TASK BRIEF: Write out the material exactly, with the pictures left out.

* * *

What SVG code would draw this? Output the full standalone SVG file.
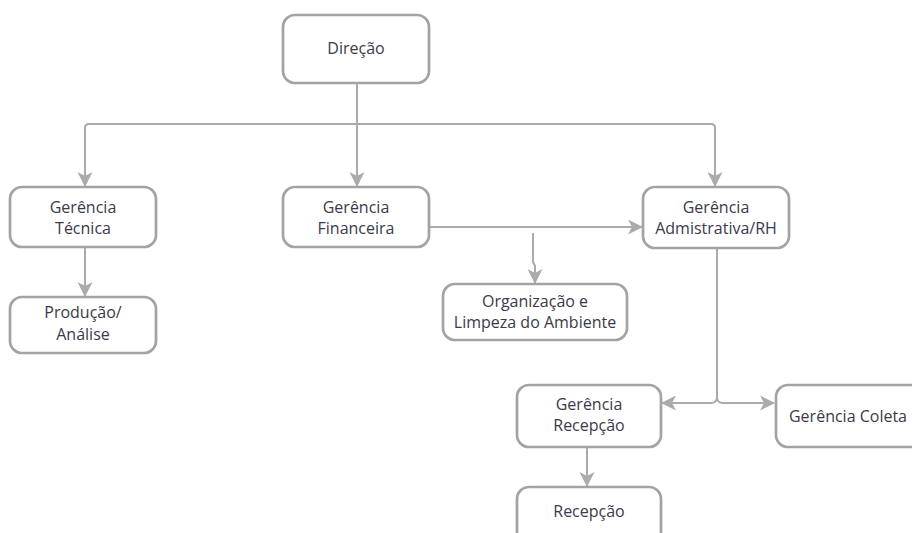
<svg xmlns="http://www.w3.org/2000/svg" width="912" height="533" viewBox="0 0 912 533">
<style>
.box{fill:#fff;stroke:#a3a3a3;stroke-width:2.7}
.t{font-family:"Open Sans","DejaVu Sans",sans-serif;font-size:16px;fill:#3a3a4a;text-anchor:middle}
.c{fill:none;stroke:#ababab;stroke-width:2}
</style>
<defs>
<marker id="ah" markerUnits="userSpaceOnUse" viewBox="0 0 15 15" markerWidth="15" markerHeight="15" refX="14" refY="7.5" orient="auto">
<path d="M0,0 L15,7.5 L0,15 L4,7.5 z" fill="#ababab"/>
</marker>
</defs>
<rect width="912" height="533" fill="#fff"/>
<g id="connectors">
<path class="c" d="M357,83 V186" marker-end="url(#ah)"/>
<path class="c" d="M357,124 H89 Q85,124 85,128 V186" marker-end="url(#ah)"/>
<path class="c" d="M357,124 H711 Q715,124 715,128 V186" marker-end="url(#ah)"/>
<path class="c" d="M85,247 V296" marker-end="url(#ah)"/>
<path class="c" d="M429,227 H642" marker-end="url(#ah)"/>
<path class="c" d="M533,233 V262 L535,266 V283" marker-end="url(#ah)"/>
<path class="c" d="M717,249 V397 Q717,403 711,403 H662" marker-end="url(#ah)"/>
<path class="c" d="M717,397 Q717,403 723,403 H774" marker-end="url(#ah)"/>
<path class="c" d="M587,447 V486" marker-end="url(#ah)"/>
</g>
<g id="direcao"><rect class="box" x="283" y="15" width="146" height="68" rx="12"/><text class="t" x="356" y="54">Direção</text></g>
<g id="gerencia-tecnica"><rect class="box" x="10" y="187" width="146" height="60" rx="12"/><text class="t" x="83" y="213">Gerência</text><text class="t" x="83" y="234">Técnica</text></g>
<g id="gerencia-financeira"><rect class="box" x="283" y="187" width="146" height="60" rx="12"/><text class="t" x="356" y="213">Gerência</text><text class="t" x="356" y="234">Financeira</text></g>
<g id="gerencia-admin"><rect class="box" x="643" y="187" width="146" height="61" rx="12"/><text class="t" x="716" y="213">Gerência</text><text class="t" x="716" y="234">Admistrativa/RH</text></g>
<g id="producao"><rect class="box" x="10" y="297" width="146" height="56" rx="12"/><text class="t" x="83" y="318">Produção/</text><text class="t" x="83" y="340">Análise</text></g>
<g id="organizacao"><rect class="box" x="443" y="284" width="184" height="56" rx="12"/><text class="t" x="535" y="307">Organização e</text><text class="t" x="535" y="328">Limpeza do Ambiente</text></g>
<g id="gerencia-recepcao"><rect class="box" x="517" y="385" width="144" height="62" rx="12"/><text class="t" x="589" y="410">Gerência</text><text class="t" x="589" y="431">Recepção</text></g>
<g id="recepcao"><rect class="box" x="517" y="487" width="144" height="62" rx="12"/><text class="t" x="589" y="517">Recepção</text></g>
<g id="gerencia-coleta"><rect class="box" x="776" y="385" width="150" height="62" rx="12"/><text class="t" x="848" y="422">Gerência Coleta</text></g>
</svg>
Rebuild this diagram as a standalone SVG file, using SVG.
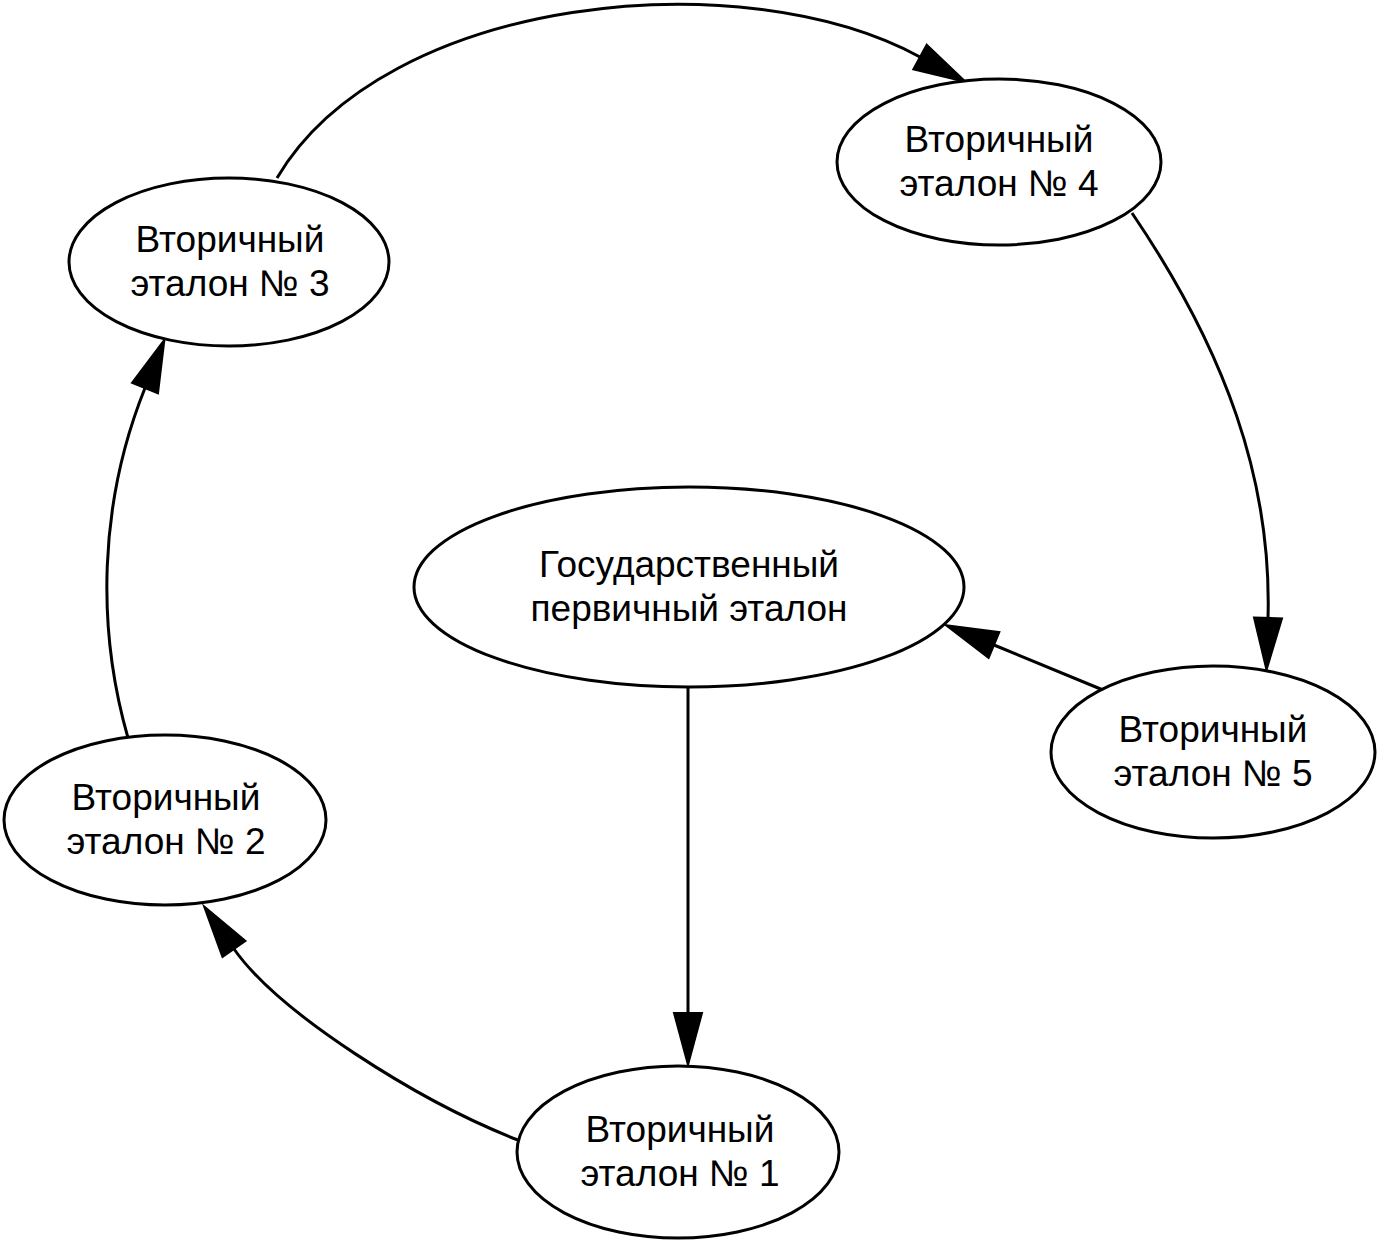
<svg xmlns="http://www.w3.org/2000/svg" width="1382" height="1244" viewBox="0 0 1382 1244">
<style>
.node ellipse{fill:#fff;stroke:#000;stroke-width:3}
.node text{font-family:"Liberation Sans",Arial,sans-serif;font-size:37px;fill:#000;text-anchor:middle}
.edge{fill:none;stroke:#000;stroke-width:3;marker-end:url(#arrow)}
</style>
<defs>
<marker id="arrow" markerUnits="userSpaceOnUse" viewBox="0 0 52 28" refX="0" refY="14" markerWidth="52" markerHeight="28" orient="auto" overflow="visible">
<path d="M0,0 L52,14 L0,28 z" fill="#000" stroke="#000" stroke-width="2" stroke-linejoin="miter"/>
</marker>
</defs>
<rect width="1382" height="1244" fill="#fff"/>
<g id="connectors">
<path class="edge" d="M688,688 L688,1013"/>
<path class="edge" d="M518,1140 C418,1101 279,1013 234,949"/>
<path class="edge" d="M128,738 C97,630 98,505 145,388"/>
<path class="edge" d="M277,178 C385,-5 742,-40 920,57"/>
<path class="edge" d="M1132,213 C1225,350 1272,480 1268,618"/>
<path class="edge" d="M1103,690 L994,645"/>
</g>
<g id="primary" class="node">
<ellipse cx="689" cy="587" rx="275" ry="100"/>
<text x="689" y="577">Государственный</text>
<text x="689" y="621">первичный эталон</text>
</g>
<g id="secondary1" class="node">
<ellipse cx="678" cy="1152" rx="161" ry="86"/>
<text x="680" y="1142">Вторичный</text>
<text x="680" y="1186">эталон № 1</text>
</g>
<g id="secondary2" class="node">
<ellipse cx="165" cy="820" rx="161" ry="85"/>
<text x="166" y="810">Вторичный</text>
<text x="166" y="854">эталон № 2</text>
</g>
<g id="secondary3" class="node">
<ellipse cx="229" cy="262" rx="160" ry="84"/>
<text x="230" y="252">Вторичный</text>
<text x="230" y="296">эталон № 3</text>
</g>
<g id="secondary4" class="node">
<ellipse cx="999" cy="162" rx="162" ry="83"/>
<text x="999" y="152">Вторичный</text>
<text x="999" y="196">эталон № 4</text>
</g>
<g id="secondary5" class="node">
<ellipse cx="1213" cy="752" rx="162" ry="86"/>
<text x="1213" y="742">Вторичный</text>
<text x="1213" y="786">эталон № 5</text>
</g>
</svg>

* * *

OUTPUT OF THE TASK:
What SVG code would draw this? Output the full standalone SVG file.
<svg xmlns="http://www.w3.org/2000/svg" width="912" height="533" viewBox="0 0 912 533">
<style>
.box{fill:#fff;stroke:#a3a3a3;stroke-width:2.7}
.t{font-family:"Open Sans","DejaVu Sans",sans-serif;font-size:16px;fill:#3a3a4a;text-anchor:middle}
.c{fill:none;stroke:#ababab;stroke-width:2}
</style>
<defs>
<marker id="ah" markerUnits="userSpaceOnUse" viewBox="0 0 15 15" markerWidth="15" markerHeight="15" refX="14" refY="7.5" orient="auto">
<path d="M0,0 L15,7.5 L0,15 L4,7.5 z" fill="#ababab"/>
</marker>
</defs>
<rect width="912" height="533" fill="#fff"/>
<g id="connectors">
<path class="c" d="M357,83 V186" marker-end="url(#ah)"/>
<path class="c" d="M357,124 H89 Q85,124 85,128 V186" marker-end="url(#ah)"/>
<path class="c" d="M357,124 H711 Q715,124 715,128 V186" marker-end="url(#ah)"/>
<path class="c" d="M85,247 V296" marker-end="url(#ah)"/>
<path class="c" d="M429,227 H642" marker-end="url(#ah)"/>
<path class="c" d="M533,233 V262 L535,266 V283" marker-end="url(#ah)"/>
<path class="c" d="M717,249 V397 Q717,403 711,403 H662" marker-end="url(#ah)"/>
<path class="c" d="M717,397 Q717,403 723,403 H774" marker-end="url(#ah)"/>
<path class="c" d="M587,447 V486" marker-end="url(#ah)"/>
</g>
<g id="direcao"><rect class="box" x="283" y="15" width="146" height="68" rx="12"/><text class="t" x="356" y="54">Direção</text></g>
<g id="gerencia-tecnica"><rect class="box" x="10" y="187" width="146" height="60" rx="12"/><text class="t" x="83" y="213">Gerência</text><text class="t" x="83" y="234">Técnica</text></g>
<g id="gerencia-financeira"><rect class="box" x="283" y="187" width="146" height="60" rx="12"/><text class="t" x="356" y="213">Gerência</text><text class="t" x="356" y="234">Financeira</text></g>
<g id="gerencia-admin"><rect class="box" x="643" y="187" width="146" height="61" rx="12"/><text class="t" x="716" y="213">Gerência</text><text class="t" x="716" y="234">Admistrativa/RH</text></g>
<g id="producao"><rect class="box" x="10" y="297" width="146" height="56" rx="12"/><text class="t" x="83" y="318">Produção/</text><text class="t" x="83" y="340">Análise</text></g>
<g id="organizacao"><rect class="box" x="443" y="284" width="184" height="56" rx="12"/><text class="t" x="535" y="307">Organização e</text><text class="t" x="535" y="328">Limpeza do Ambiente</text></g>
<g id="gerencia-recepcao"><rect class="box" x="517" y="385" width="144" height="62" rx="12"/><text class="t" x="589" y="410">Gerência</text><text class="t" x="589" y="431">Recepção</text></g>
<g id="recepcao"><rect class="box" x="517" y="487" width="144" height="62" rx="12"/><text class="t" x="589" y="517">Recepção</text></g>
<g id="gerencia-coleta"><rect class="box" x="776" y="385" width="150" height="62" rx="12"/><text class="t" x="848" y="422">Gerência Coleta</text></g>
</svg>
Rebuild this diagram as a standalone SVG file, using SVG.
<svg xmlns="http://www.w3.org/2000/svg" width="1382" height="1244" viewBox="0 0 1382 1244">
<style>
.node ellipse{fill:#fff;stroke:#000;stroke-width:3}
.node text{font-family:"Liberation Sans",Arial,sans-serif;font-size:37px;fill:#000;text-anchor:middle}
.edge{fill:none;stroke:#000;stroke-width:3;marker-end:url(#arrow)}
</style>
<defs>
<marker id="arrow" markerUnits="userSpaceOnUse" viewBox="0 0 52 28" refX="0" refY="14" markerWidth="52" markerHeight="28" orient="auto" overflow="visible">
<path d="M0,0 L52,14 L0,28 z" fill="#000" stroke="#000" stroke-width="2" stroke-linejoin="miter"/>
</marker>
</defs>
<rect width="1382" height="1244" fill="#fff"/>
<g id="connectors">
<path class="edge" d="M688,688 L688,1013"/>
<path class="edge" d="M518,1140 C418,1101 279,1013 234,949"/>
<path class="edge" d="M128,738 C97,630 98,505 145,388"/>
<path class="edge" d="M277,178 C385,-5 742,-40 920,57"/>
<path class="edge" d="M1132,213 C1225,350 1272,480 1268,618"/>
<path class="edge" d="M1103,690 L994,645"/>
</g>
<g id="primary" class="node">
<ellipse cx="689" cy="587" rx="275" ry="100"/>
<text x="689" y="577">Государственный</text>
<text x="689" y="621">первичный эталон</text>
</g>
<g id="secondary1" class="node">
<ellipse cx="678" cy="1152" rx="161" ry="86"/>
<text x="680" y="1142">Вторичный</text>
<text x="680" y="1186">эталон № 1</text>
</g>
<g id="secondary2" class="node">
<ellipse cx="165" cy="820" rx="161" ry="85"/>
<text x="166" y="810">Вторичный</text>
<text x="166" y="854">эталон № 2</text>
</g>
<g id="secondary3" class="node">
<ellipse cx="229" cy="262" rx="160" ry="84"/>
<text x="230" y="252">Вторичный</text>
<text x="230" y="296">эталон № 3</text>
</g>
<g id="secondary4" class="node">
<ellipse cx="999" cy="162" rx="162" ry="83"/>
<text x="999" y="152">Вторичный</text>
<text x="999" y="196">эталон № 4</text>
</g>
<g id="secondary5" class="node">
<ellipse cx="1213" cy="752" rx="162" ry="86"/>
<text x="1213" y="742">Вторичный</text>
<text x="1213" y="786">эталон № 5</text>
</g>
</svg>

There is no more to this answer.